§ **What to do**: Set all the material down again unchanged, without the pictures.

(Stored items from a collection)
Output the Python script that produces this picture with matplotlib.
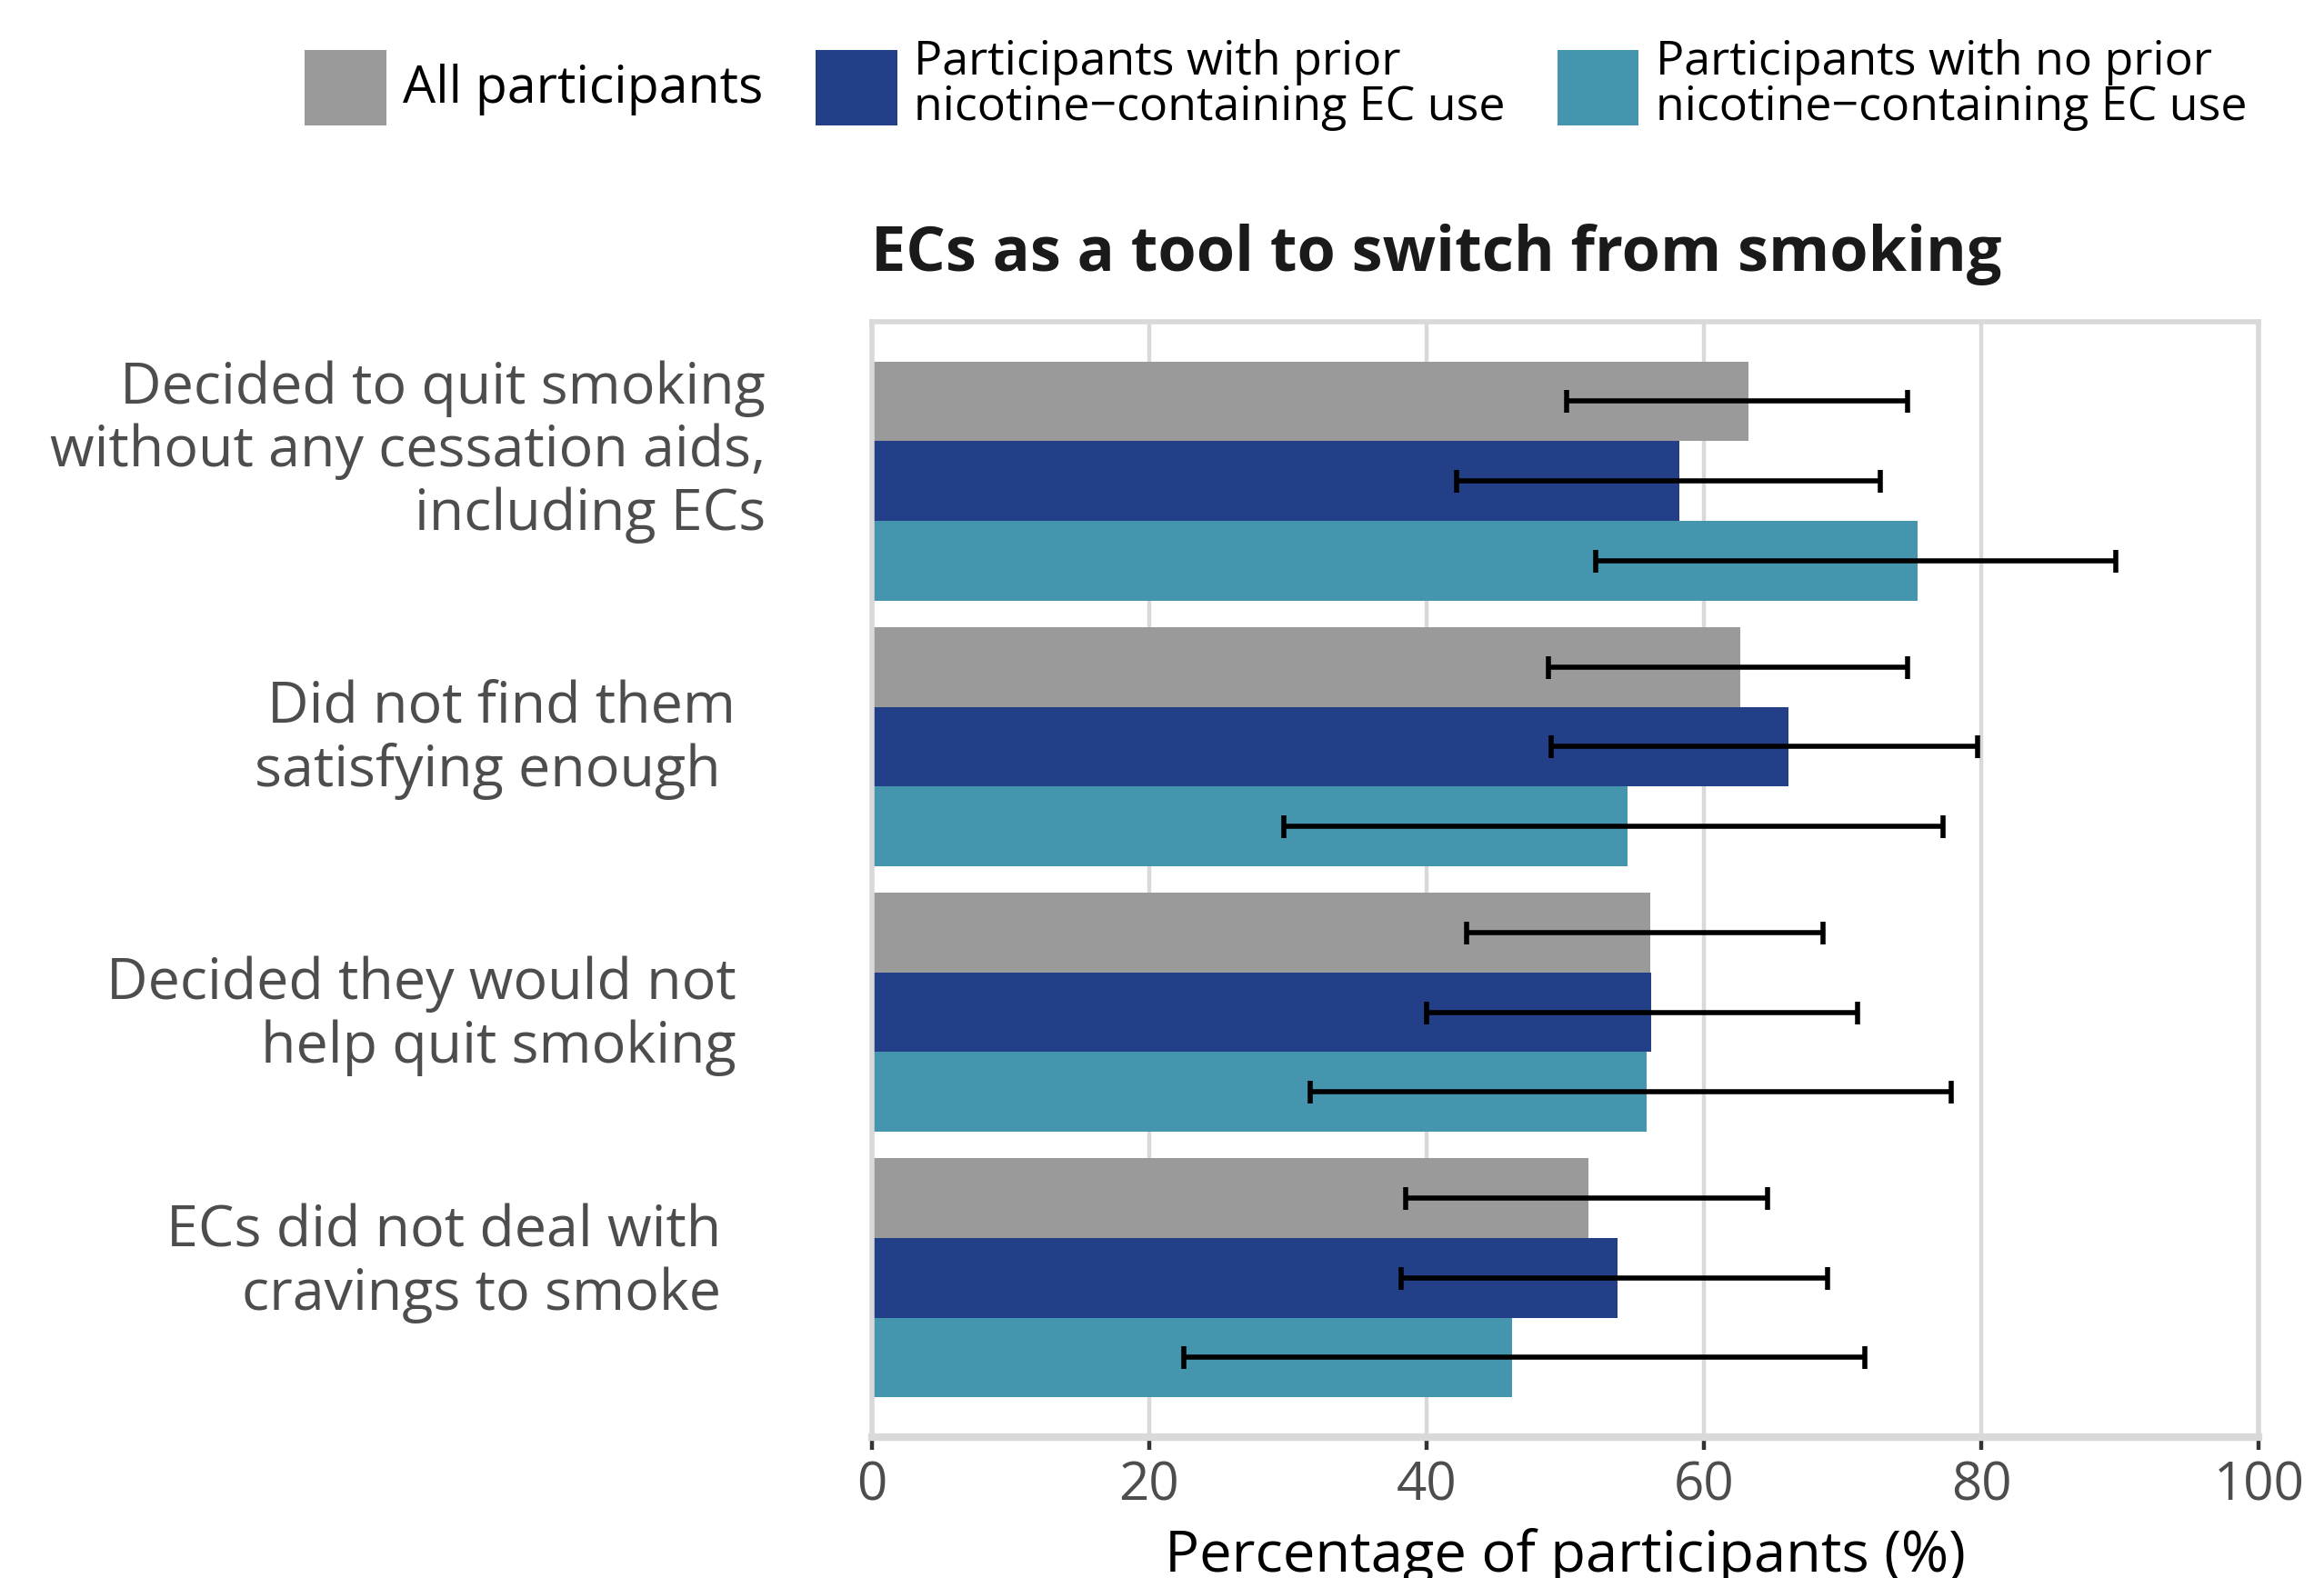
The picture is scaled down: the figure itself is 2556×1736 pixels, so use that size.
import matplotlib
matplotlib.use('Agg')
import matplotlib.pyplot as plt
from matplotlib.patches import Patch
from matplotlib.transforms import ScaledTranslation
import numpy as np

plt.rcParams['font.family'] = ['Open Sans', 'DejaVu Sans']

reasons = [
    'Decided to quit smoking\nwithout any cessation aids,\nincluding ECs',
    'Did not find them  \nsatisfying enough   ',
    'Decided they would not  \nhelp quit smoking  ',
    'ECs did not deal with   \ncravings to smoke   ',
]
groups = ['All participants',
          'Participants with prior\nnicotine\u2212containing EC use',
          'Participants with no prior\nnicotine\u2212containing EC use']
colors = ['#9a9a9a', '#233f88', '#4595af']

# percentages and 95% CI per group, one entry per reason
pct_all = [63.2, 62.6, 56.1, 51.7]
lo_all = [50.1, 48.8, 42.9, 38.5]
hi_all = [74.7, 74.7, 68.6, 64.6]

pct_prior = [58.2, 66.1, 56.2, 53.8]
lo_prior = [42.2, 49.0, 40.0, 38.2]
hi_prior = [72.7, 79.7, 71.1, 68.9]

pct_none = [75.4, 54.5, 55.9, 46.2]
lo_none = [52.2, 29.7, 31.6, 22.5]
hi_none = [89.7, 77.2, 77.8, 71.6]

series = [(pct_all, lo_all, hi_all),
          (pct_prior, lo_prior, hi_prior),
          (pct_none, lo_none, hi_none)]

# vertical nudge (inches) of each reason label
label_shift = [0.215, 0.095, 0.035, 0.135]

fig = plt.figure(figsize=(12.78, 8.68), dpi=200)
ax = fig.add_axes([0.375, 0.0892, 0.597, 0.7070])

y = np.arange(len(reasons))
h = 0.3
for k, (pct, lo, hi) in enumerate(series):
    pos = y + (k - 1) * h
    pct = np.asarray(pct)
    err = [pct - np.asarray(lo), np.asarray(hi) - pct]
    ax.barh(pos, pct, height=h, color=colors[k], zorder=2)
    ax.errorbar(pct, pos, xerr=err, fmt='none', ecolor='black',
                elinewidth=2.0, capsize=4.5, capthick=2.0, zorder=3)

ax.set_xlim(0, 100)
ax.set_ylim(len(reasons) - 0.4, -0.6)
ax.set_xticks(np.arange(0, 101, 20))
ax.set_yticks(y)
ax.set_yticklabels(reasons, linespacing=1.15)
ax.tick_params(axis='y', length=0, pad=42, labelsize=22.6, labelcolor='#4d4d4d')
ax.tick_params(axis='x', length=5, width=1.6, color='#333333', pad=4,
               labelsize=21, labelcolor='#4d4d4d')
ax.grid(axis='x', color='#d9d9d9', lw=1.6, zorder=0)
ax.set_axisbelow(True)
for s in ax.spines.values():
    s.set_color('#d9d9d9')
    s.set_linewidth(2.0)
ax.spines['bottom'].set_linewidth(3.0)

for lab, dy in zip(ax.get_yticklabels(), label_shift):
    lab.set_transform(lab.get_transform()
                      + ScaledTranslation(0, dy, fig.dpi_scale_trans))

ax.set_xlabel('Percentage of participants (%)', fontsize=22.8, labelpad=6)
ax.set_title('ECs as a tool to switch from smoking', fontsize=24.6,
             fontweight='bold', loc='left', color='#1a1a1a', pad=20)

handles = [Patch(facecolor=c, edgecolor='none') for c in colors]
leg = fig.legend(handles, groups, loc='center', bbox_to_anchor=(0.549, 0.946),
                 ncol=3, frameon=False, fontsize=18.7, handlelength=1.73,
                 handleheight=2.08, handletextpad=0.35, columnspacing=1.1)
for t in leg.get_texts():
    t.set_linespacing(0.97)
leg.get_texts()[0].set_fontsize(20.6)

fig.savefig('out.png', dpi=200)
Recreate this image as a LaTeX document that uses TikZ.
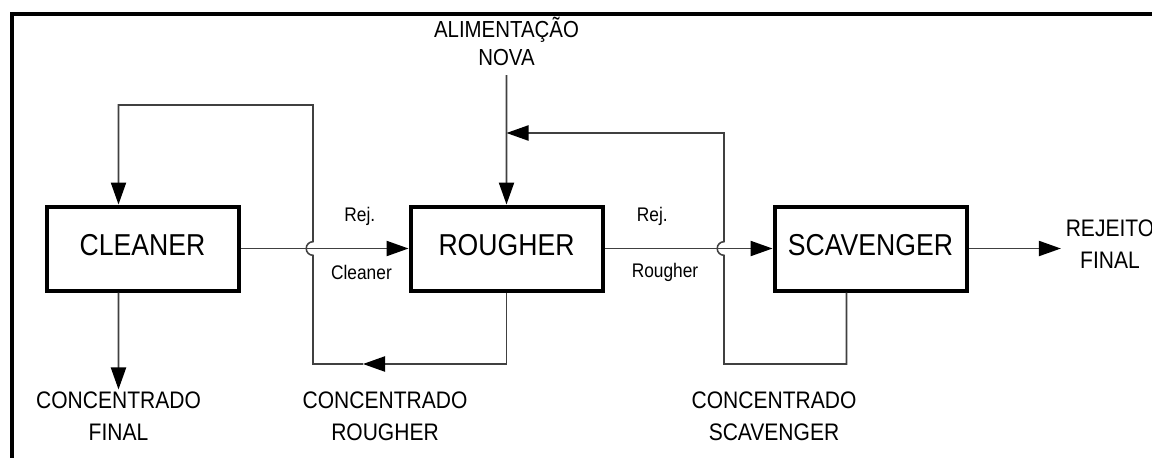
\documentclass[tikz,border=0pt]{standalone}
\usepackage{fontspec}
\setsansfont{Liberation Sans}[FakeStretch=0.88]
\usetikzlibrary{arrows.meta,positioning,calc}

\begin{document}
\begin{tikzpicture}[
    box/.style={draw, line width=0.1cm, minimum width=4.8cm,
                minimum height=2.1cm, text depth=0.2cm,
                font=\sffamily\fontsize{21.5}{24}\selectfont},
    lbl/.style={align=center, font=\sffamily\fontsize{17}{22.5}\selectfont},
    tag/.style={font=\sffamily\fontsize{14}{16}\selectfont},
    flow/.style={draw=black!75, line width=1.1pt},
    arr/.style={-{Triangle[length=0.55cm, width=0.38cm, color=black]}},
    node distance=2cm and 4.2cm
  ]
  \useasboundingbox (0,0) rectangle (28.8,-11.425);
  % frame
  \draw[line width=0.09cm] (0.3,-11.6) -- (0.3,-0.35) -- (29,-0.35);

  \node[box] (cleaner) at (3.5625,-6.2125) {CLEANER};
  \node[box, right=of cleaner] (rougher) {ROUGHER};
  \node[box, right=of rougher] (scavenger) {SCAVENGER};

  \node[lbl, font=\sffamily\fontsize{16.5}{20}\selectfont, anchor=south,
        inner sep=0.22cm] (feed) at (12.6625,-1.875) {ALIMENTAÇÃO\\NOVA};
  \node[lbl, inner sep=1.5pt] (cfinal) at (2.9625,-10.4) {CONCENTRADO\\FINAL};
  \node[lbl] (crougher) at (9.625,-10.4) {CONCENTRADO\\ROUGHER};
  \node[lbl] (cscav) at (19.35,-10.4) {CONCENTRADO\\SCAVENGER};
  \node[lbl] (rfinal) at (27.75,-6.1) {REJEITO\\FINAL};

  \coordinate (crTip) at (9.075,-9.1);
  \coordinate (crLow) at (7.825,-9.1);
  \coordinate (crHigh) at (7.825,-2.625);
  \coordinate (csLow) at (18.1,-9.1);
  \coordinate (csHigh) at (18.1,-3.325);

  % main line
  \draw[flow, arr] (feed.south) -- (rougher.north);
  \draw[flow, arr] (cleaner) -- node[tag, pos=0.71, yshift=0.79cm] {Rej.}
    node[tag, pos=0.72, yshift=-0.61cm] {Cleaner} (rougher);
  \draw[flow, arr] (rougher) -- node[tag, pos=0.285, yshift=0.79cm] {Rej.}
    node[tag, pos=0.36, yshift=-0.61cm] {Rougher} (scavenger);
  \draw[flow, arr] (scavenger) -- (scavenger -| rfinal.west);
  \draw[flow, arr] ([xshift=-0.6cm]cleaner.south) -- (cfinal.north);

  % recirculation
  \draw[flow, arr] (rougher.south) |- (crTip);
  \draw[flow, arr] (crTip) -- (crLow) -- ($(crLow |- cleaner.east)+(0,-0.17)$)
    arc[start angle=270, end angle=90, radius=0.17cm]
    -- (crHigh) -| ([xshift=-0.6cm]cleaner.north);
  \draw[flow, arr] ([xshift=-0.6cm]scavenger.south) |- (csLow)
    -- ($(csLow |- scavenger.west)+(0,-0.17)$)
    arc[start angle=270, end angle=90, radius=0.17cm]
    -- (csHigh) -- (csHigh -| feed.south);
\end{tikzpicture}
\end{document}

§ **Finished exercise**:
Output the Python script that produces this picture with matplotlib.
The picture is scaled down: the figure itself is 2556×1736 pixels, so use that size.
import matplotlib
matplotlib.use('Agg')
import matplotlib.pyplot as plt
from matplotlib.patches import Patch
from matplotlib.transforms import ScaledTranslation
import numpy as np

plt.rcParams['font.family'] = ['Open Sans', 'DejaVu Sans']

reasons = [
    'Decided to quit smoking\nwithout any cessation aids,\nincluding ECs',
    'Did not find them  \nsatisfying enough   ',
    'Decided they would not  \nhelp quit smoking  ',
    'ECs did not deal with   \ncravings to smoke   ',
]
groups = ['All participants',
          'Participants with prior\nnicotine\u2212containing EC use',
          'Participants with no prior\nnicotine\u2212containing EC use']
colors = ['#9a9a9a', '#233f88', '#4595af']

# percentages and 95% CI per group, one entry per reason
pct_all = [63.2, 62.6, 56.1, 51.7]
lo_all = [50.1, 48.8, 42.9, 38.5]
hi_all = [74.7, 74.7, 68.6, 64.6]

pct_prior = [58.2, 66.1, 56.2, 53.8]
lo_prior = [42.2, 49.0, 40.0, 38.2]
hi_prior = [72.7, 79.7, 71.1, 68.9]

pct_none = [75.4, 54.5, 55.9, 46.2]
lo_none = [52.2, 29.7, 31.6, 22.5]
hi_none = [89.7, 77.2, 77.8, 71.6]

series = [(pct_all, lo_all, hi_all),
          (pct_prior, lo_prior, hi_prior),
          (pct_none, lo_none, hi_none)]

# vertical nudge (inches) of each reason label
label_shift = [0.215, 0.095, 0.035, 0.135]

fig = plt.figure(figsize=(12.78, 8.68), dpi=200)
ax = fig.add_axes([0.375, 0.0892, 0.597, 0.7070])

y = np.arange(len(reasons))
h = 0.3
for k, (pct, lo, hi) in enumerate(series):
    pos = y + (k - 1) * h
    pct = np.asarray(pct)
    err = [pct - np.asarray(lo), np.asarray(hi) - pct]
    ax.barh(pos, pct, height=h, color=colors[k], zorder=2)
    ax.errorbar(pct, pos, xerr=err, fmt='none', ecolor='black',
                elinewidth=2.0, capsize=4.5, capthick=2.0, zorder=3)

ax.set_xlim(0, 100)
ax.set_ylim(len(reasons) - 0.4, -0.6)
ax.set_xticks(np.arange(0, 101, 20))
ax.set_yticks(y)
ax.set_yticklabels(reasons, linespacing=1.15)
ax.tick_params(axis='y', length=0, pad=42, labelsize=22.6, labelcolor='#4d4d4d')
ax.tick_params(axis='x', length=5, width=1.6, color='#333333', pad=4,
               labelsize=21, labelcolor='#4d4d4d')
ax.grid(axis='x', color='#d9d9d9', lw=1.6, zorder=0)
ax.set_axisbelow(True)
for s in ax.spines.values():
    s.set_color('#d9d9d9')
    s.set_linewidth(2.0)
ax.spines['bottom'].set_linewidth(3.0)

for lab, dy in zip(ax.get_yticklabels(), label_shift):
    lab.set_transform(lab.get_transform()
                      + ScaledTranslation(0, dy, fig.dpi_scale_trans))

ax.set_xlabel('Percentage of participants (%)', fontsize=22.8, labelpad=6)
ax.set_title('ECs as a tool to switch from smoking', fontsize=24.6,
             fontweight='bold', loc='left', color='#1a1a1a', pad=20)

handles = [Patch(facecolor=c, edgecolor='none') for c in colors]
leg = fig.legend(handles, groups, loc='center', bbox_to_anchor=(0.549, 0.946),
                 ncol=3, frameon=False, fontsize=18.7, handlelength=1.73,
                 handleheight=2.08, handletextpad=0.35, columnspacing=1.1)
for t in leg.get_texts():
    t.set_linespacing(0.97)
leg.get_texts()[0].set_fontsize(20.6)

fig.savefig('out.png', dpi=200)
Recreate this image as a LaTeX document that uses TikZ.
\documentclass[tikz,border=0pt]{standalone}
\usepackage{fontspec}
\setsansfont{Liberation Sans}[FakeStretch=0.88]
\usetikzlibrary{arrows.meta,positioning,calc}

\begin{document}
\begin{tikzpicture}[
    box/.style={draw, line width=0.1cm, minimum width=4.8cm,
                minimum height=2.1cm, text depth=0.2cm,
                font=\sffamily\fontsize{21.5}{24}\selectfont},
    lbl/.style={align=center, font=\sffamily\fontsize{17}{22.5}\selectfont},
    tag/.style={font=\sffamily\fontsize{14}{16}\selectfont},
    flow/.style={draw=black!75, line width=1.1pt},
    arr/.style={-{Triangle[length=0.55cm, width=0.38cm, color=black]}},
    node distance=2cm and 4.2cm
  ]
  \useasboundingbox (0,0) rectangle (28.8,-11.425);
  % frame
  \draw[line width=0.09cm] (0.3,-11.6) -- (0.3,-0.35) -- (29,-0.35);

  \node[box] (cleaner) at (3.5625,-6.2125) {CLEANER};
  \node[box, right=of cleaner] (rougher) {ROUGHER};
  \node[box, right=of rougher] (scavenger) {SCAVENGER};

  \node[lbl, font=\sffamily\fontsize{16.5}{20}\selectfont, anchor=south,
        inner sep=0.22cm] (feed) at (12.6625,-1.875) {ALIMENTAÇÃO\\NOVA};
  \node[lbl, inner sep=1.5pt] (cfinal) at (2.9625,-10.4) {CONCENTRADO\\FINAL};
  \node[lbl] (crougher) at (9.625,-10.4) {CONCENTRADO\\ROUGHER};
  \node[lbl] (cscav) at (19.35,-10.4) {CONCENTRADO\\SCAVENGER};
  \node[lbl] (rfinal) at (27.75,-6.1) {REJEITO\\FINAL};

  \coordinate (crTip) at (9.075,-9.1);
  \coordinate (crLow) at (7.825,-9.1);
  \coordinate (crHigh) at (7.825,-2.625);
  \coordinate (csLow) at (18.1,-9.1);
  \coordinate (csHigh) at (18.1,-3.325);

  % main line
  \draw[flow, arr] (feed.south) -- (rougher.north);
  \draw[flow, arr] (cleaner) -- node[tag, pos=0.71, yshift=0.79cm] {Rej.}
    node[tag, pos=0.72, yshift=-0.61cm] {Cleaner} (rougher);
  \draw[flow, arr] (rougher) -- node[tag, pos=0.285, yshift=0.79cm] {Rej.}
    node[tag, pos=0.36, yshift=-0.61cm] {Rougher} (scavenger);
  \draw[flow, arr] (scavenger) -- (scavenger -| rfinal.west);
  \draw[flow, arr] ([xshift=-0.6cm]cleaner.south) -- (cfinal.north);

  % recirculation
  \draw[flow, arr] (rougher.south) |- (crTip);
  \draw[flow, arr] (crTip) -- (crLow) -- ($(crLow |- cleaner.east)+(0,-0.17)$)
    arc[start angle=270, end angle=90, radius=0.17cm]
    -- (crHigh) -| ([xshift=-0.6cm]cleaner.north);
  \draw[flow, arr] ([xshift=-0.6cm]scavenger.south) |- (csLow)
    -- ($(csLow |- scavenger.west)+(0,-0.17)$)
    arc[start angle=270, end angle=90, radius=0.17cm]
    -- (csHigh) -- (csHigh -| feed.south);
\end{tikzpicture}
\end{document}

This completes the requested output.